The commented lines are to create additional label and neural network branch for auxillary regression. When I uncomment these lines terminal explodes with the following error:

Traceback (most recent call last):
File ".\", line 73, in <module>
    train_net(net, dataset)
File ".\", line 51, in train_net
File "C:\Program Files\Python36\lib\site-packages\mxnet\module\", line 502, in fit
    allow_missing=allow_missing, force_init=force_init)
File "C:\Program Files\Python36\lib\site-packages\mxnet\module\", line 309, in init_params
    _impl(desc, arr, arg_params)
File "C:\Program Files\Python36\lib\site-packages\mxnet\module\", line 304, in _impl
    initializer(name, arr)
File "C:\Program Files\Python36\lib\site-packages\mxnet\", line 163, in __call__
    self._init_default(desc, arr)
File "C:\Program Files\Python36\lib\site-packages\mxnet\", line 253, in _init_default
    'Please use mx.sym.Variable(init=mx.init.*) to set initialization pattern' % name)
ValueError: Unknown initialization pattern for aux. Default initialization is now limited to "weight", "bias", "gamma" (1.0), and "beta" (0.0).Please use mx.sym.Variable(init=mx.init.*) to set initialization pattern

When I change the line

aux = mx.sym.var(aux_name)


aux = mx.sym.var(aux_name, init=mx.init.Normal())

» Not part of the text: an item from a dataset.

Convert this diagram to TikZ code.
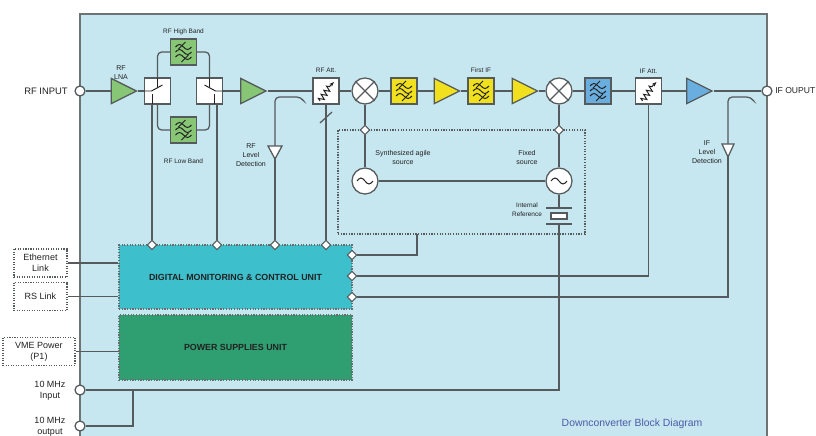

It works. But why there should be an initializer for a label, that has data provided when creating ? Why does initializer provided into…initializer=…) does not have an effect?
My goal is to reduce the main regression layer (out_) error. Does the test_metric collect accuracy of both classifiers, or one of them?

If I am right, then test_accuracy is only for main label, because in module creation

net = mx.mod.Module(symbol=net_with_help, data_names=['data'], label_names=[label_name], context=ctx)

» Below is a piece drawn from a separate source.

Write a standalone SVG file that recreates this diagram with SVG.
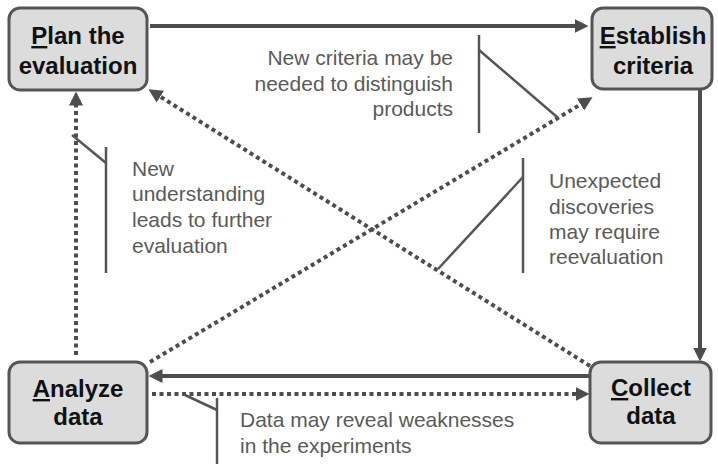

label_names contains only the main regression label name. Please correct me if I am wrong.
Regarding the first question about why init=… is needed in aux var creation I still have little understanding and help is appreciated.

I have a guess why I have to initialize label variable. Maybe it is needed for first gradient computation? However, help is still needed.